Değerli yazar, şair ve sanatçı arkadaşlarım, Bizler bir birimizi görsel olmanın dışında, romanlarımızla, hikâyelerimiz ve şiirlerimizle daha iyi tanıma fırsatını bulmuş oluruz diye düşünmekteyim. Günümüzde yazar ve ya şaire ait olan kitabın okuma işi tamamlandıktan sonra, karşımızdaki şahsın kim olduğunu ve ne iş yaptığını öğrenme şansına erişmiş olacağımız gibi, kitaplığımıza da O’nun bir kitabını kazandırmış oluruz. Bu işlemleri yaparken de, o şairi onurlandırmış oluruz. Azda olsa maddi olarak destek vermiş oluruz. Ben şairim diyenler, bir şair arkadaşın imzalı kitabına sahip olmaması, bence bir eksiklik olur. Gereğinin yapılacağına inancım tamdır.
Değerli yazar, şair ve sanatçı arkadaşlarım, bana göre şiir nefes almak gibi bir yaşam iksiridir.

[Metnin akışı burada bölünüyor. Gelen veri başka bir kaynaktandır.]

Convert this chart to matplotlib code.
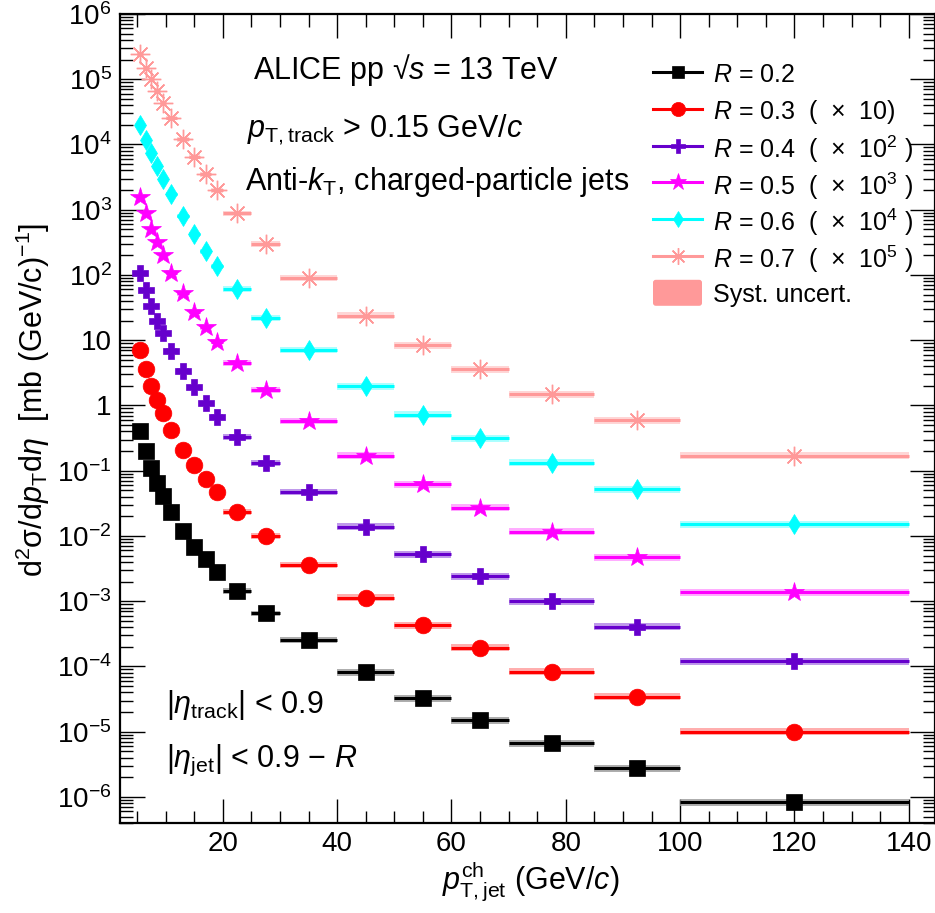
#!/usr/bin/env python3
"""ALICE pp 13 TeV charged-particle jet cross sections for R = 0.2 - 0.7."""
import matplotlib
matplotlib.use("Agg")
import matplotlib.pyplot as plt
import numpy as np
from matplotlib.lines import Line2D
from matplotlib.patches import FancyBboxPatch
from matplotlib.ticker import FixedLocator, LogLocator, MultipleLocator, NullFormatter

plt.rcParams["font.family"] = ["Liberation Sans", "DejaVu Sans"]
plt.rcParams["mathtext.fontset"] = "custom"
plt.rcParams["mathtext.rm"] = "Liberation Sans"
plt.rcParams["mathtext.it"] = "Liberation Sans:italic"
plt.rcParams["mathtext.bf"] = "Liberation Sans:bold"

# pT,jet bin edges (GeV/c)
BIN_EDGES = [5, 6, 7, 8, 9, 10, 12, 14, 16, 18, 20, 25, 30, 40, 50, 60, 70, 85, 100, 140]

# cross sections, mb (GeV/c)^-1, before the display scale factor
XS_R02 = [0.40, 0.203, 0.109, 0.0656, 0.041, 0.0236, 0.0121, 0.00686, 0.0044, 0.00284,
          0.00145, 6.5e-4, 2.55e-4, 8.1e-5, 3.26e-5, 1.51e-5, 6.65e-6, 2.75e-6, 8.3e-7]
XS_R03 = [0.71, 0.359, 0.199, 0.121, 0.0758, 0.0421, 0.0208, 0.0122, 0.0074, 0.00467,
          0.00236, 0.0010, 3.6e-4, 1.135e-4, 4.3e-5, 1.94e-5, 8.3e-6, 3.45e-6, 1.0e-6]
XS_R04 = [1.086, 0.589, 0.335, 0.199, 0.128, 0.0692, 0.0342, 0.019, 0.0108, 0.00673,
          0.00332, 0.00133, 4.72e-4, 1.39e-4, 5.3e-5, 2.44e-5, 1.01e-5, 4.07e-6, 1.19e-6]
XS_R05 = [1.552, 0.902, 0.513, 0.324, 0.200, 0.109, 0.0525, 0.0274, 0.0158, 0.0095,
          0.00453, 0.00173, 5.78e-4, 1.70e-4, 6.27e-5, 2.72e-5, 1.164e-5, 4.71e-6, 1.37e-6]
XS_R06 = [1.99, 1.17, 0.733, 0.473, 0.296, 0.1742, 0.0801, 0.042, 0.0233, 0.0137,
          0.00617, 0.00222, 7.10e-4, 1.99e-4, 7.22e-5, 3.14e-5, 1.33e-5, 5.25e-6, 1.53e-6]
XS_R07 = [2.41, 1.50, 0.998, 0.668, 0.437, 0.255, 0.120, 0.0651, 0.0353, 0.0201,
          0.00883, 0.00299, 9.1e-4, 2.38e-4, 8.45e-5, 3.63e-5, 1.50e-5, 6.0e-6, 1.70e-6]

# relative systematic uncertainty per bin (approx. band half-height)
SYST_REL = [0.08, 0.08, 0.08, 0.08, 0.08, 0.08, 0.08, 0.09, 0.09, 0.09,
            0.10, 0.10, 0.11, 0.12, 0.12, 0.12, 0.12, 0.12, 0.12]

RADII = ["0.2", "0.3", "0.4", "0.5", "0.6", "0.7"]
SCALE_EXP = [0, 1, 2, 3, 4, 5]
SPECTRA = [XS_R02, XS_R03, XS_R04, XS_R05, XS_R06, XS_R07]
COLORS = ["#000000", "#ff0000", "#6600cc", "#ff00ff", "#00ffff", "#ff9999"]
BAND_COLORS = ["#9a9a9a", "#ff9a9a", "#b080e6", "#ff99ff", "#99ffff", "#ffcccc"]
MARKERS = ["s", "o", "P", "*", "d", (8, 2, 0)]
MSIZES = [11, 12, 12, 15, 10, 14]
MEWS = [0.5, 0.5, 0.5, 0.5, 0.5, 1.0]

FIG_W, FIG_H = 935, 913


def px(x, y):
    return x / FIG_W, 1 - y / FIG_H


def main():
    fig = plt.figure(figsize=(FIG_W / 100, FIG_H / 100), dpi=100)
    ax = fig.add_axes([120 / FIG_W, 90 / FIG_H, 815 / FIG_W, 809 / FIG_H])

    edges = np.array(BIN_EDGES, dtype=float)
    centers = 0.5 * (edges[:-1] + edges[1:])
    half = 0.5 * np.diff(edges)
    syst = np.array(SYST_REL)

    for i, spec in enumerate(SPECTRA):
        y = np.array(spec) * 10.0 ** SCALE_EXP[i]
        ax.bar(centers, y * 2 * syst, bottom=y * (1 - syst), width=2 * half,
               color=BAND_COLORS[i], alpha=0.8, linewidth=0, zorder=2)
        ax.errorbar(centers, y, xerr=half, fmt="none", ecolor=COLORS[i],
                    elinewidth=2.2, capsize=0, zorder=3)
        ax.plot(centers, y, linestyle="none", marker=MARKERS[i], ms=MSIZES[i],
                color=COLORS[i], mec=COLORS[i], mew=MEWS[i], zorder=4)

    ax.set_yscale("log")
    ax.set_xlim(2, 144.6)
    ax.set_ylim(10 ** -6.4, 1e6)

    ax.xaxis.set_major_locator(MultipleLocator(20))
    ax.xaxis.set_minor_locator(MultipleLocator(5))
    exps = list(range(-6, 7))
    ax.yaxis.set_major_locator(FixedLocator([10.0 ** e for e in exps]))
    ax.yaxis.set_minor_locator(LogLocator(base=10, subs=np.arange(2, 10), numticks=30))
    ax.yaxis.set_minor_formatter(NullFormatter())
    ylabels = []
    for e in exps:
        if e == 0:
            ylabels.append("1")
        elif e == 1:
            ylabels.append("10")
        else:
            ylabels.append(rf"$10^{{{e}}}$")
    ax.set_yticklabels(ylabels)

    ax.tick_params(which="both", direction="in", top=True, right=True,
                   labelsize=20, width=1.0)
    ax.tick_params(axis="y", which="major", length=18, pad=6)
    ax.tick_params(axis="y", which="minor", length=9)
    ax.tick_params(axis="x", which="major", length=17, pad=6)
    ax.tick_params(axis="x", which="minor", length=9)
    for s in ax.spines.values():
        s.set_linewidth(1.6)

    # axis titles
    fig.text(*px(531, 888), r"$p_{\rm T,jet}^{\rm ch}$ (GeV/$c$)", fontsize=22,
             ha="center", va="baseline")
    fig.text(*px(33, 400), r"d$^{2}$σ/d$p_{\rm T}$d$\eta$  [mb (GeV/c)$^{-1}$]",
             fontsize=22, rotation=90, ha="center", va="center")

    # annotations
    fig.text(*px(253, 70), r"ALICE pp √$s$ = 13 TeV", fontsize=22, va="center")
    fig.text(*px(247, 130), r"$p_{\rm T,track}$ > 0.15 GeV/$c$", fontsize=22, va="center")
    fig.text(*px(245, 182), r"Anti-$k_{\rm T}$, charged-particle jets", fontsize=22, va="center")
    fig.text(*px(166, 705), r"|$\eta_{\rm track}$| < 0.9", fontsize=22, va="center")
    fig.text(*px(166, 760), r"|$\eta_{\rm jet}$| < 0.9 − $R$", fontsize=22, va="center")

    # legend, drawn row by row so the spacing stays even
    row0, pitch = 72, 36.8
    hx0, hx1, tx = 653, 702, 713
    for i, r in enumerate(RADII):
        yrow = row0 + i * pitch
        xa, ya = px(hx0, yrow)
        xb, _ = px(hx1, yrow)
        fig.add_artist(Line2D([xa, 0.5 * (xa + xb), xb], [ya, ya, ya],
                              transform=fig.transFigure, color=COLORS[i], lw=2.2,
                              marker=MARKERS[i], markevery=[1], ms=MSIZES[i] * 0.85,
                              mec=COLORS[i], mew=MEWS[i]))
        e = SCALE_EXP[i]
        if e == 0:
            lab = rf"$R$ = {r}"
        elif e == 1:
            lab = rf"$R$ = {r}  (  ×  10)"
        else:
            lab = rf"$R$ = {r}  (  ×  10$^{{{e}}}$ )"
        fig.text(*px(tx, yrow), lab, fontsize=18, va="center_baseline")
    yrow = row0 + len(RADII) * pitch
    bx, by = px(hx0, yrow + 13)
    fig.add_artist(FancyBboxPatch((bx, by), 49 / FIG_W, 26 / FIG_H,
                                  boxstyle="round,pad=0,rounding_size=0.003",
                                  transform=fig.transFigure, facecolor="#ff9999",
                                  edgecolor="none"))
    fig.text(*px(tx, yrow), "Syst. uncert.", fontsize=18, va="center_baseline")

    fig.savefig("out.png", dpi=100)
    plt.close(fig)


if __name__ == "__main__":
    main()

Bu düşüncemin ötesinde, şiir bir aşk ve bir sevdanın ürünüdür. Aşksız yazılan şiir mayasız ve tuzsuz ekmek gibidir. Öyle yapılan bir ekmeğin ne lezzeti nede tadı olur. Hiç bir zaman verebileceği bir etkileşim olamaz. Çünkü şiire mantık olarak baktığımızda, çevresel seslerden etkilendiğimiz gibi, doğanın seslerinden de etkilenmiş oluruz. Bakın, şiir denizin üstünde yüzen köpüğün çıkardığı sesi, aynı zamanda esen bir lodosun uğultusu ve uçan bir martının kanatlarından çıkan bir sesi ve daha nicelerini yazarak veya söyleyerek anlatmadır. Şiir bu saydıklarımın ötesinde, edebiyatın geniş bir alanın içinde yer alan çok önemli bir sanat dalıdır. Şiirin halk edebiyatı içindeki yerine baktığımızda, bir Annenin bebeğine söylediği ninnisidir. Gökyüzüne baktığımızda, bulutlar kümesinin çarpışması sonucunda, ışığıyla birlikte çıkardığı sesidir. Aynı zamanda şiir bir sevdanın, bir aşkın sesinin dışa vuruşudur. Kısacası, şiir hayallerimizin, rüyalarımızın, yenilgilerimizin, başarı ve başarısızlıklarımızın özü olarak gönlümüzde yerini bulandır. Bir başka değişle de gönüllere sığmayan bir hazzın bütünüdür. Şiir yaşamın birebir gerçekleri içinde, yer alandır.
Değerli yazar, şair ve sanatçı arkadaşlarım, her yazılan şiirler ister serbest, isterse hece ölçüsünde olsun, mutlaka felsefi düşüncesi içinde bir bütünlük taşımalıdır. Hele hele hece şiiri yazanlar, şiirin durak eşitliğine, hece sayısına, felsefi ve matematiksel yazılışına dikkat etmelidirler. Her iki halde yazılan şiirlerin, belli kural ve hususları mutlaka dikkate alması gerekir. Çok önemli gördüğüm ve önemsediğin hususlardan biriside, şair şiirlerin yazılış dilini çok iyi bilmelidir. O zaman şair yazmış olduğu şiirlerinde neyi anlatmak istediğini bilir buna göre hayranlığını, sevincini, acısını dile getirmesinde, sanatsal bir işlevi başarmış olur. Bu da gösteriyor ki, şiirin mayasında mutlaka aşk yerini almalıdır. Aşk denilince, aklımıza vatan, ana, baba, kardeş ve doğa aşkı gibi birçok aşk ve onun düşünceleri gelmelidir. İçinde aşk olmadan yazılan şiirlerde, okuyucunun kendisini bulması imkânsızdır. Ben Şairim diyenler, şiiri müzik kabul edip, aşkı da onun orkestra şefi olarak düşünmek zorundadırlar. O zaman şiirimiz şiir olmuş olur.
Değerli yazar, şair ve sanatçı arkadaşlarım, şimdi huzurunuzda kitabını imzalamak üzere oturan Şahap Adıgüzel’in, şiir kitabını alıp okuduktan sonra, bu söylediğim kırıterler içinde incelediğinizde, onu daha iyi tanımış olacaksınız. Sözlerime son verirken, beni can kulağıyla dinlediğinizden ötürü de, teşekkür ediyor Sevgilerimi, saygılarımı sunuyorum.